While this book may not make it into my Top Ten list any time soon, it was still a fun read. Definitely a welcome change from: a) the bodice-rippers I usually immerse myself in (because of the added element of the fantastic); and b) the supernatural novels filled with angsty vampires and werewolves (because of its tongue-in-cheek Victorian setting). What I enjoyed most about it is that it doesn't take itself seriously. In the story, Alexia Tarabotti is not only half-Italian and old for the marriage market, she is also soulless. Not exactly what every Victorian woman aspires to be, not even in a world where werewolves and vampires are accepted into the ton. At her touch, supernatural creatures are reduced to their mortal states. What's more, Alexia has a sassy tongue and a fiery temper that often pits her against Lord Maccon, the Alpha of London's werewolf pack (and yes, one of the most eligible men of their time as well--but you didn't need me to tell you that, right?). When a renegade vampire tries to feed off her, Alexia and Lord Maccon join forces to get to the bottom of this new threat. Oh, and they fall in love, too.

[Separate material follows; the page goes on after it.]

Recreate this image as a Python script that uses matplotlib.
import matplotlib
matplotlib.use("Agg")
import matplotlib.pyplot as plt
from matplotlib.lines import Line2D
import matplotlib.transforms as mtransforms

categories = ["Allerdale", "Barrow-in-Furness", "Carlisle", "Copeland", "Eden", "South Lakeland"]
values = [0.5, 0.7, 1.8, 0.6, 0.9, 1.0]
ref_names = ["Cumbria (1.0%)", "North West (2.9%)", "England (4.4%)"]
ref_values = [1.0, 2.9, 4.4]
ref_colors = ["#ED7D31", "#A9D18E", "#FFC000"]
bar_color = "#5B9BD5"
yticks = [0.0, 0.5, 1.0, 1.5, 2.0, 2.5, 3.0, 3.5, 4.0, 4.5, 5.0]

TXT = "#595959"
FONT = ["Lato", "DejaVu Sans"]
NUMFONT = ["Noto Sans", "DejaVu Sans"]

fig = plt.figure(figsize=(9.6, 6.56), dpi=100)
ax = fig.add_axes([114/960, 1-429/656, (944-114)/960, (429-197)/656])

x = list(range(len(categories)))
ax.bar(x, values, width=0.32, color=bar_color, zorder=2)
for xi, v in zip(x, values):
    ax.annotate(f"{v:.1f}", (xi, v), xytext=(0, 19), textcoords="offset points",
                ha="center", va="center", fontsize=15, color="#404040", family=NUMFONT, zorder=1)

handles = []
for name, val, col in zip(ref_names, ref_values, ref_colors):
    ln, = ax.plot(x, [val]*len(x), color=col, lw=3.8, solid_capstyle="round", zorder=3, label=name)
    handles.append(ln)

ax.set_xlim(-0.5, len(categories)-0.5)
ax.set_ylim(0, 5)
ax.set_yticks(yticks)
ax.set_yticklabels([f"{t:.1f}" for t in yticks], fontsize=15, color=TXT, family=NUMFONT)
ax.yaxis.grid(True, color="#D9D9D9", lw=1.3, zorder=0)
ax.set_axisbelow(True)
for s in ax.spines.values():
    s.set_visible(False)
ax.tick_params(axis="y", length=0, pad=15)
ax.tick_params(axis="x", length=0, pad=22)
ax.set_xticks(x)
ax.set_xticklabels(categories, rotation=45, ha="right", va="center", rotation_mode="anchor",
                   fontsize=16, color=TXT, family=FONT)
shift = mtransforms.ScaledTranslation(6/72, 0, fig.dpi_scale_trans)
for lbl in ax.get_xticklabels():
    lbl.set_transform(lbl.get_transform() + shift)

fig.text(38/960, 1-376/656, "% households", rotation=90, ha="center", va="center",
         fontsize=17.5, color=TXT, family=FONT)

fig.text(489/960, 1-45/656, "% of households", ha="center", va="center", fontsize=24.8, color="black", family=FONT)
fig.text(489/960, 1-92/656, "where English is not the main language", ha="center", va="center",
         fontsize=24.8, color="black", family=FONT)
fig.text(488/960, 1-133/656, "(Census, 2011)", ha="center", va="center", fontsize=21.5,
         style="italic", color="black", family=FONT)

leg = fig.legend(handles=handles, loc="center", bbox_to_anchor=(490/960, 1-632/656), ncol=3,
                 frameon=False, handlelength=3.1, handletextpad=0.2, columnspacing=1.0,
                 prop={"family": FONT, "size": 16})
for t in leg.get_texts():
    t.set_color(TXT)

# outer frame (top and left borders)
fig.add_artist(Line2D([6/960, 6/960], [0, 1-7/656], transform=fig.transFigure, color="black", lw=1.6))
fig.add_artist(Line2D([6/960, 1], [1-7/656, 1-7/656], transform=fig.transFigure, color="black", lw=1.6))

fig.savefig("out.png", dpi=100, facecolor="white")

Because it's such a melding of different genres, it becomes difficult to rate Soulless. I've enjoyed more exciting urban fantasies. I've fallen in love with more dashing heroes. I've been frightened by more menacing supernatural threats. But in its own campy way, Soulless is exciting -- a breathless, effortless read that tries to carve a niche among dozens of genres. The best way to enjoy it is to leave the Reviewer Mode at the door one rainy afternoon, and to make sure that you have a lot of tea within reach.

Tuesday, January 04, 2011

Heir to Sevenwaters (Juliet Marillier)

The holidays have always been a busy period, with this one made even busier by three weddings. It was a good thing that I was still able to read a few books here and there, and that includes Juliet Marillier's Heir to Sevenwaters.

I am new to Ms Marillier's world but I was hooked enough to keep on wanting to read more about it. Heir is not the first book of a series; it is actually a stand-alone fourth to an existing trilogy set in ancient Ireland and Britain. Ms Marillier explores Celtic myths and legends, a world that I had a fair interest in when I was in high school (I think it was listening to all that Enya). Reading it reminded me a bit of Pamela Dean's Tam Lin and Ellen Kushner's Thomas the Rhymer, and I wish there were more stand-alone fantasy novels like this one. I certainly didn't feel that I had missed much even if I hadn't read the previous trilogy.

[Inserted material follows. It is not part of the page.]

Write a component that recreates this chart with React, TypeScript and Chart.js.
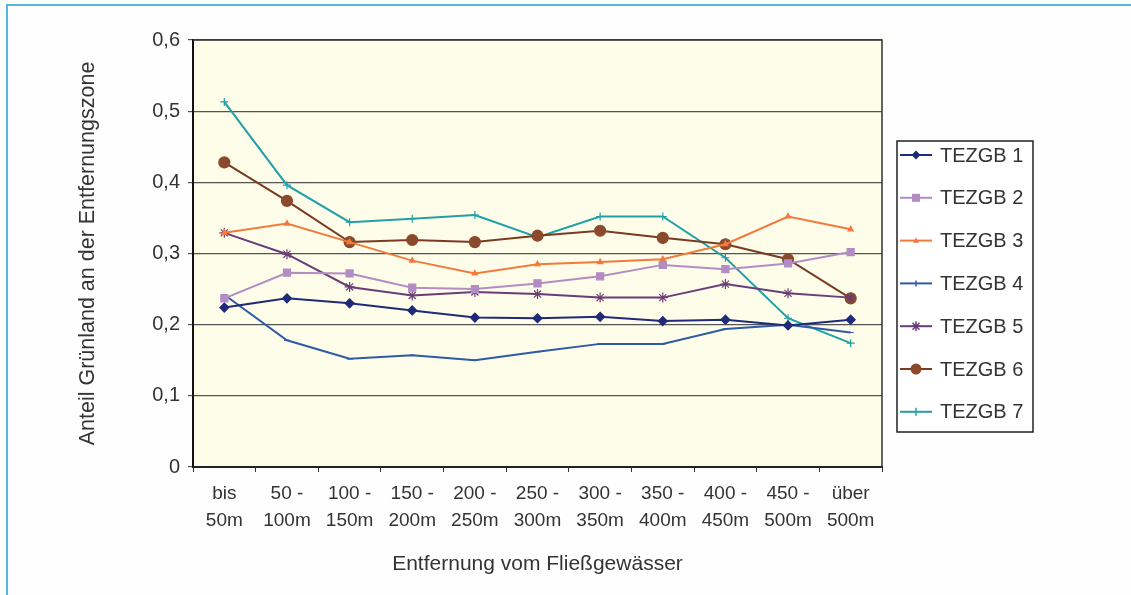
import React, { useEffect, useRef } from "react";
import { Chart, registerables } from "chart.js";

Chart.register(...registerables);

const categories: string[][] = [
  ["bis", "50m"],
  ["50 -", "100m"],
  ["100 -", "150m"],
  ["150 -", "200m"],
  ["200 -", "250m"],
  ["250 -", "300m"],
  ["300 -", "350m"],
  ["350 -", "400m"],
  ["400 -", "450m"],
  ["450 -", "500m"],
  ["über", "500m"],
];

const seriesNames = ["TEZGB 1", "TEZGB 2", "TEZGB 3", "TEZGB 4", "TEZGB 5", "TEZGB 6", "TEZGB 7"];

const tezgb1 = [0.224, 0.237, 0.23, 0.22, 0.21, 0.209, 0.211, 0.205, 0.207, 0.199, 0.207];
const tezgb2 = [0.237, 0.273, 0.272, 0.252, 0.25, 0.258, 0.268, 0.284, 0.278, 0.286, 0.302];
const tezgb3 = [0.329, 0.342, 0.316, 0.29, 0.272, 0.285, 0.288, 0.292, 0.313, 0.352, 0.334];
const tezgb4 = [0.242, 0.178, 0.152, 0.157, 0.15, 0.162, 0.173, 0.173, 0.194, 0.2, 0.189];
const tezgb5 = [0.329, 0.299, 0.253, 0.241, 0.246, 0.243, 0.238, 0.238, 0.257, 0.244, 0.238];
const tezgb6 = [0.428, 0.374, 0.316, 0.319, 0.316, 0.325, 0.332, 0.322, 0.313, 0.292, 0.237];
const tezgb7 = [0.513, 0.396, 0.344, 0.349, 0.354, 0.323, 0.352, 0.352, 0.294, 0.209, 0.174];

const seriesValues = [tezgb1, tezgb2, tezgb3, tezgb4, tezgb5, tezgb6, tezgb7];
const seriesColors = ["#1f2a78", "#b48cc4", "#f47a3c", "#2f5aa5", "#6a3d78", "#7a3b22", "#20a0a8"];
const markerColors = ["#1f2a78", "#b48cc4", "#f47a3c", "#2f5aa5", "#6a3d78", "#8b4a2c", "#20a0a8"];
const pointStyles = ["rectRot", "rect", "triangle", "line", "star", "circle", "cross"];
const pointSizes = [4.5, 5, 3, 3, 5, 5.5, 4];

const yTickLabels = ["0", "0,1", "0,2", "0,3", "0,4", "0,5", "0,6"];

const FONT = "'Liberation Sans', Arial, sans-serif";
const TEXT = "#333";

const backgroundPlugin = {
  id: "bgFrame",
  beforeDraw(chart: any) {
    const { ctx, chartArea } = chart;
    ctx.save();
    ctx.fillStyle = "#fefefe";
    ctx.fillRect(0, 0, chart.width, chart.height);
    ctx.strokeStyle = "#55b6e6";
    ctx.lineWidth = 2;
    ctx.strokeRect(7, 5, chart.width + 20, chart.height + 20);
    ctx.fillStyle = "#fdfde9";
    ctx.fillRect(chartArea.left, chartArea.top, chartArea.right - chartArea.left, chartArea.bottom - chartArea.top);
    ctx.restore();
  },
  afterDatasetsDraw(chart: any) {
    const { ctx, chartArea } = chart;
    ctx.save();
    ctx.strokeStyle = "#333";
    ctx.lineWidth = 1.5;
    ctx.beginPath();
    ctx.moveTo(chartArea.left, chartArea.top);
    ctx.lineTo(chartArea.right, chartArea.top);
    ctx.lineTo(chartArea.right, chartArea.bottom);
    ctx.stroke();
    ctx.restore();
  },
};

function drawMarker(ctx: CanvasRenderingContext2D, style: string, r: number, x: number, y: number) {
  ctx.beginPath();
  switch (style) {
    case "rectRot":
      ctx.moveTo(x, y - r);
      ctx.lineTo(x + r, y);
      ctx.lineTo(x, y + r);
      ctx.lineTo(x - r, y);
      ctx.closePath();
      ctx.fill();
      break;
    case "rect":
      ctx.rect(x - r * 0.8, y - r * 0.8, r * 1.6, r * 1.6);
      ctx.fill();
      break;
    case "triangle":
      ctx.moveTo(x, y - r);
      ctx.lineTo(x + r, y + r * 0.7);
      ctx.lineTo(x - r, y + r * 0.7);
      ctx.closePath();
      ctx.fill();
      break;
    case "circle":
      ctx.arc(x, y, r, 0, Math.PI * 2);
      ctx.fill();
      break;
    case "star":
      ctx.moveTo(x - r, y);
      ctx.lineTo(x + r, y);
      ctx.moveTo(x, y - r);
      ctx.lineTo(x, y + r);
      ctx.moveTo(x - r * 0.7, y - r * 0.7);
      ctx.lineTo(x + r * 0.7, y + r * 0.7);
      ctx.moveTo(x - r * 0.7, y + r * 0.7);
      ctx.lineTo(x + r * 0.7, y - r * 0.7);
      ctx.stroke();
      break;
    default:
      ctx.moveTo(x, y - r);
      ctx.lineTo(x, y + r);
      ctx.stroke();
  }
}

const legendPlugin = {
  id: "boxLegend",
  afterDraw(chart: any) {
    const { ctx } = chart;
    const x0 = 897;
    const y0 = 141;
    const w = 136;
    const h = 291;
    ctx.save();
    ctx.fillStyle = "#ffffff";
    ctx.fillRect(x0, y0, w, h);
    ctx.strokeStyle = "#222";
    ctx.lineWidth = 1.5;
    ctx.strokeRect(x0, y0, w, h);
    chart.data.datasets.forEach((ds: any, i: number) => {
      const y = 155 + i * 42.8;
      ctx.strokeStyle = ds.borderColor;
      ctx.lineWidth = 2;
      ctx.beginPath();
      ctx.moveTo(900, y);
      ctx.lineTo(932, y);
      ctx.stroke();
      ctx.fillStyle = ds.pointBackgroundColor;
      ctx.strokeStyle = ds.pointBorderColor;
      ctx.lineWidth = 1.5;
      drawMarker(ctx, ds.pointStyle, ds.pointRadius, 916, y);
      ctx.fillStyle = TEXT;
      ctx.font = `20px ${FONT}`;
      ctx.textBaseline = "middle";
      ctx.textAlign = "left";
      ctx.fillText(ds.label, 940, y + 1);
    });
    ctx.restore();
  },
};

export default function App() {
  const canvasRef = useRef<HTMLCanvasElement | null>(null);

  useEffect(() => {
    if (!canvasRef.current) return;
    const datasets = seriesNames.map((name, i) => ({
      label: name,
      data: seriesValues[i],
      borderColor: seriesColors[i],
      backgroundColor: markerColors[i],
      pointBackgroundColor: markerColors[i],
      pointBorderColor: markerColors[i],
      pointStyle: pointStyles[i],
      pointRadius: pointSizes[i],
      pointBorderWidth: 1.2,
      borderWidth: 2,
      tension: 0,
      fill: false,
    }));
    const chart = new Chart(canvasRef.current, {
      type: "line",
      data: { labels: categories, datasets },
      plugins: [backgroundPlugin, legendPlugin],
      options: {
        animation: false,
        responsive: false,
        maintainAspectRatio: false,
        layout: { padding: { left: 60, top: 40, right: 249, bottom: 18 } },
        plugins: {
          legend: { display: false },
          tooltip: { enabled: false },
        },
        scales: {
          x: {
            offset: true,
            afterFit: (s: any) => {
              s.height = 110;
            },
            grid: {
              offset: true,
              drawOnChartArea: false,
              drawTicks: true,
              tickLength: 5,
              color: "#333",
            },
            border: { display: true, color: "#222", width: 2 },
            ticks: {
              color: TEXT,
              font: { family: FONT, size: 19, lineHeight: 1.42 },
              padding: 8,
              maxRotation: 0,
              autoSkip: false,
            },
            title: {
              display: true,
              text: "Entfernung vom Fließgewässer",
              color: TEXT,
              font: { family: FONT, size: 21 },
              padding: { top: 0, bottom: 0 },
            },
          },
          y: {
            min: 0,
            max: 0.6,
            afterFit: (s: any) => {
              s.width = 133;
            },
            grid: {
              color: "#555",
              lineWidth: 1.2,
              tickLength: 5,
            },
            border: { display: true, color: "#111", width: 2 },
            ticks: {
              stepSize: 0.1,
              color: TEXT,
              font: { family: FONT, size: 20 },
              padding: 8,
              callback: (_v: any, idx: number) => yTickLabels[idx],
            },
            title: {
              display: true,
              text: "Anteil Grünland an der Entfernungszone",
              color: TEXT,
              font: { family: FONT, size: 21.5 },
              padding: { top: 15, bottom: 0 },
            },
          },
        },
      } as any,
    });
    return () => chart.destroy();
  }, []);

  return (
    <div style={{ position: "fixed", left: 0, top: 0, width: 1131, height: 595 }}>
      <canvas ref={canvasRef} width={1131} height={595} style={{ width: 1131, height: 595 }} />
    </div>
  );
}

In Heir to Sevenwaters, Clodagh, third of a brave and powerful chieftain's six daughters, seems content to run her father's household and learn other wifely tasks. But when her mother gives birth to a long-awaited son, it doesn't take long for her proper life to turn upside down. The baby is taken and replaced with a changeling that nobody else but Clodagh believes is alive, so she takes it upon herself to travel to the Otherworld and exchange this baby for her brother. What she doesn't know is that things are never quite what they seem, and there is more at stake in her quest than what she first believes.

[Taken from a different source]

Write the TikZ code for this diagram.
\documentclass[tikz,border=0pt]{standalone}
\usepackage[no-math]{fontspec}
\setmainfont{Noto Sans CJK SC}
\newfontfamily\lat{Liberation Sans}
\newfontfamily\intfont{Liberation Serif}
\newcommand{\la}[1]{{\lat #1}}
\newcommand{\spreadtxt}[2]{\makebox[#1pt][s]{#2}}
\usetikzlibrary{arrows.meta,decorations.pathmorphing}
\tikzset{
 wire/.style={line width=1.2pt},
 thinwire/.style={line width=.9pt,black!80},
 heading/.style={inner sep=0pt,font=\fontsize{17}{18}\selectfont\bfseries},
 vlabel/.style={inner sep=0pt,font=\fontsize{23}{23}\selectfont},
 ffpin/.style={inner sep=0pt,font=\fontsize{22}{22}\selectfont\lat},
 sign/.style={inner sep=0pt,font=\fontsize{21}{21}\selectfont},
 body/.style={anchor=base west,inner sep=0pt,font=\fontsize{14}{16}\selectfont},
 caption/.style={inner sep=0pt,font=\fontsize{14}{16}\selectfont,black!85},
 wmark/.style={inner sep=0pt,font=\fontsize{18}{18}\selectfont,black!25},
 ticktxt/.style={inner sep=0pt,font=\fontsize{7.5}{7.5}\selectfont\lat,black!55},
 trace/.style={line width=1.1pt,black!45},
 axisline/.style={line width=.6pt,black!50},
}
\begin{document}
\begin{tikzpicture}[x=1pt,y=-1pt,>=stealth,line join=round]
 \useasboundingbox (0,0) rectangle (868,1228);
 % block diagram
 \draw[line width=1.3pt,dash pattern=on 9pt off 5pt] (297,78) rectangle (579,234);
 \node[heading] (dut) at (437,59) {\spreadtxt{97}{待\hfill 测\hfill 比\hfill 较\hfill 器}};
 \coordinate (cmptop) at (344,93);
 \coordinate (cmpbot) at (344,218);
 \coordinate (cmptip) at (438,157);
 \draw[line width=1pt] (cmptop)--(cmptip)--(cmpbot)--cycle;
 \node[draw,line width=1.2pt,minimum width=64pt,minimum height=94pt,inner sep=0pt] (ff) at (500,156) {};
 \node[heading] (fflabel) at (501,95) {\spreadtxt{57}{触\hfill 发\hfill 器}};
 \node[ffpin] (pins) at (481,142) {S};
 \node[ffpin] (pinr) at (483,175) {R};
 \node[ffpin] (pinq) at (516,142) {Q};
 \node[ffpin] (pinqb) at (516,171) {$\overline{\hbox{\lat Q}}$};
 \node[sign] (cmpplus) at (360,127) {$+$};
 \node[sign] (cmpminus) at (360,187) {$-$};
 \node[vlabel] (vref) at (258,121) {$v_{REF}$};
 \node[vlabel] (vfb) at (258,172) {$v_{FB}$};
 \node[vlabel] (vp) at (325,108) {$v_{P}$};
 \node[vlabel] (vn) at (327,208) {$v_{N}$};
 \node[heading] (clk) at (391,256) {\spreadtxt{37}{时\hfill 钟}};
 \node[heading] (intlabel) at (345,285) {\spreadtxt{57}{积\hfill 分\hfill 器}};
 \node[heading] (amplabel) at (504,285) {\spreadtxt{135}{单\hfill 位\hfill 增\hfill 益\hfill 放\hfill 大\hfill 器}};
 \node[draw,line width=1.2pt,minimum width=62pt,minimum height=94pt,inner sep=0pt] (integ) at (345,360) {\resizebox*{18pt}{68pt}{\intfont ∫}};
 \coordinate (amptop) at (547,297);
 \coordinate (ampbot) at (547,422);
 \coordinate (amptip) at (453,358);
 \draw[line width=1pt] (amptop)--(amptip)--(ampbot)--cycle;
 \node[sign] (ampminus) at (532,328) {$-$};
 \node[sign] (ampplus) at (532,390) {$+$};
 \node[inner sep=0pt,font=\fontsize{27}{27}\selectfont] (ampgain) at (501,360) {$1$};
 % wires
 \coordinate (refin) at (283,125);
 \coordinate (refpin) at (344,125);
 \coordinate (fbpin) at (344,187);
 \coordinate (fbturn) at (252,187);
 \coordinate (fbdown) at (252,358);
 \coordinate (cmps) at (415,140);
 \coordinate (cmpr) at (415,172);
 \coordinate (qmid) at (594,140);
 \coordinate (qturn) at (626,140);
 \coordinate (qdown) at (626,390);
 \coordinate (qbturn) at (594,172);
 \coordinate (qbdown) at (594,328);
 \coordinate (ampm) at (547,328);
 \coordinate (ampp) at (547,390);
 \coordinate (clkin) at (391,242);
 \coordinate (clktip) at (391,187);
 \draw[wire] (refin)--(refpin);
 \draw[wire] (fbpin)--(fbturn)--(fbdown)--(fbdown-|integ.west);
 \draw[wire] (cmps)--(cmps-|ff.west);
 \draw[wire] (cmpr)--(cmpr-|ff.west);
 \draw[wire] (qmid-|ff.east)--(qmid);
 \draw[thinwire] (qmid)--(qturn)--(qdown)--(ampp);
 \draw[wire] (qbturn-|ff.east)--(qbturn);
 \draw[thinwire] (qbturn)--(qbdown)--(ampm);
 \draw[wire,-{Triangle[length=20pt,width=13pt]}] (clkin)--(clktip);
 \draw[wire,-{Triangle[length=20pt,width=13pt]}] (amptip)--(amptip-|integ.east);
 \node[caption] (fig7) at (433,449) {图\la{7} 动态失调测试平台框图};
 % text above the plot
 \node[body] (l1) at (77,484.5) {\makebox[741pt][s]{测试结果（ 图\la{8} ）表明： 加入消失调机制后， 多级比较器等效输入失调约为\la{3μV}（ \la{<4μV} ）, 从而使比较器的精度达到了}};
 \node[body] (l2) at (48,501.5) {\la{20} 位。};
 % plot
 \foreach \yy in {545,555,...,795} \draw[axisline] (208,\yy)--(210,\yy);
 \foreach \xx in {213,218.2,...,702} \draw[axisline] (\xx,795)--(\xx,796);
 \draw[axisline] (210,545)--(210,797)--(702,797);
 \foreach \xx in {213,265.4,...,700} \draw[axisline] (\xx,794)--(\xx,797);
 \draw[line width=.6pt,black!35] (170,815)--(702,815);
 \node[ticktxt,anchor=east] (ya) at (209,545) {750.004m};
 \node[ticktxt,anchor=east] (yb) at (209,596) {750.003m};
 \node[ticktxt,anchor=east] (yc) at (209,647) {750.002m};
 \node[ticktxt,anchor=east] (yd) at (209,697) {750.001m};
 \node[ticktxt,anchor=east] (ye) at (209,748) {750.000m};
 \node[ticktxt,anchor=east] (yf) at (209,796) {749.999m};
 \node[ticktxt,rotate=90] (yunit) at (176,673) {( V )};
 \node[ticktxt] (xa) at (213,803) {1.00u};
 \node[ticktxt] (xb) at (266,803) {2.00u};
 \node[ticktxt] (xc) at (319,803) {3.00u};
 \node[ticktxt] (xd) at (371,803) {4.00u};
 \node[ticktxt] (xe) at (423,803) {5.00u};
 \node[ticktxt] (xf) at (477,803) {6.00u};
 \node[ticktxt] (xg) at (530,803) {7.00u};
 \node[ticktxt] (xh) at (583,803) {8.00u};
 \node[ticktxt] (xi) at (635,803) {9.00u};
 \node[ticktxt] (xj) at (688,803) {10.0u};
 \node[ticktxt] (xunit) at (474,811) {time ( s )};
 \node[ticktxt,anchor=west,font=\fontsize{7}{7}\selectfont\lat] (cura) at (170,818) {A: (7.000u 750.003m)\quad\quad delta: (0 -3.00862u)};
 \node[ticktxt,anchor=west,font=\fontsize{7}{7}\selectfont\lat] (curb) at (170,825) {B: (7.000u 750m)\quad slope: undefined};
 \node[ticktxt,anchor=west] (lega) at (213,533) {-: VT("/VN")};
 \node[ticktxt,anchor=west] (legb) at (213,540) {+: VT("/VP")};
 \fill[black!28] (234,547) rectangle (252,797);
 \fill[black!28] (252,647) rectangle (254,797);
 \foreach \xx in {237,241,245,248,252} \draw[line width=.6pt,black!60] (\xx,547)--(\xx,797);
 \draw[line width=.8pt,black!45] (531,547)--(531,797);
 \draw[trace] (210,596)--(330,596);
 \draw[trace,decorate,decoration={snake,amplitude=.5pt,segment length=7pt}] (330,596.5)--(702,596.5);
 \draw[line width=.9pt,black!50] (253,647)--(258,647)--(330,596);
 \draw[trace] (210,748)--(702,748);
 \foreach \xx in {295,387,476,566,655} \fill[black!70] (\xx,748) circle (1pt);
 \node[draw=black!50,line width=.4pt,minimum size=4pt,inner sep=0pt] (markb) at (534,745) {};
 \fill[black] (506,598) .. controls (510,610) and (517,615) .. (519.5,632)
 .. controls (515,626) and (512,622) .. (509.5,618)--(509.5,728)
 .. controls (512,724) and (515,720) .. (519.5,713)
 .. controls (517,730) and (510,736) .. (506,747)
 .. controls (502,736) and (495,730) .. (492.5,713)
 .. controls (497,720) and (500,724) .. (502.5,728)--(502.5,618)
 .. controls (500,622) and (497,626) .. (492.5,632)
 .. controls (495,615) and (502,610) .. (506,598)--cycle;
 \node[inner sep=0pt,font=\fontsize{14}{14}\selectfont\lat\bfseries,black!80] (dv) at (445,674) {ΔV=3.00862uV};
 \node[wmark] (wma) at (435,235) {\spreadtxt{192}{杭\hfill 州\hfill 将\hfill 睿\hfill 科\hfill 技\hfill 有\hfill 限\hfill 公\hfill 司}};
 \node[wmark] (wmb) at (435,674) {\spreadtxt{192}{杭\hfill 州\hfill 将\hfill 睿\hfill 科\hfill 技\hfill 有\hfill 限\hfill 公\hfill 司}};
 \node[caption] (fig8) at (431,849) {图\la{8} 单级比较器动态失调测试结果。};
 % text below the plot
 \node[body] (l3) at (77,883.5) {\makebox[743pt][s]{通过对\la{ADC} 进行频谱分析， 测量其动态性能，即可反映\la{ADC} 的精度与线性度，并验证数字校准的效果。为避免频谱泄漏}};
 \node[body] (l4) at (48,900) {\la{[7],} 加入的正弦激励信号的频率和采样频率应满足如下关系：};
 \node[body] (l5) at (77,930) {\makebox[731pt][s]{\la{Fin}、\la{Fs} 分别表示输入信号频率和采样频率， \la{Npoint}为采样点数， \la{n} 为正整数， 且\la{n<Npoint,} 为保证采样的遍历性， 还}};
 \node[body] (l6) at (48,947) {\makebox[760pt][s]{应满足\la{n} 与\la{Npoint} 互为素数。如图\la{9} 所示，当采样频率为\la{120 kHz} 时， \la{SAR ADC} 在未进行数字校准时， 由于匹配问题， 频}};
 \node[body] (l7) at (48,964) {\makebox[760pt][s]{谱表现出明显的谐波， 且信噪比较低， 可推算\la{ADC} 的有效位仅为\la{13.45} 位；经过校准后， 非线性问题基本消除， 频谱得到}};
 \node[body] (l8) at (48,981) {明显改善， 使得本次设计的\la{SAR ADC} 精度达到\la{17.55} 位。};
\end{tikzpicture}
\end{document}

Although at times I found the language uneven (sometimes the dialogue felt very contemporary to me, and in one particular instance I was surprised to read the word 'backup' uttered by a dark prince of the Tuatha De) and others I questioned certain ways an issue was handled, it was not enough to spoil my reading experience. I thought that Ms Marillier really captured the rawness and depth of Clodagh's emotions, especially the ones for the changeling. The story pivots around the relationship between Clodagh and the warrior Cathal, who accompanies her on her search, but out of all the themes tackled in the story (love, courage, filial devotion), it is her surrogate motherhood to the changeling that has moved me most of all, how real and how painful each moment felt to me. I enjoyed going through the adventure with Clodagh's eyes, a strong heroine who does not have to wield a sword or slay enemies to fulfill her quest. There is much promise in Sevenwaters and I will definitely be back to rediscover it.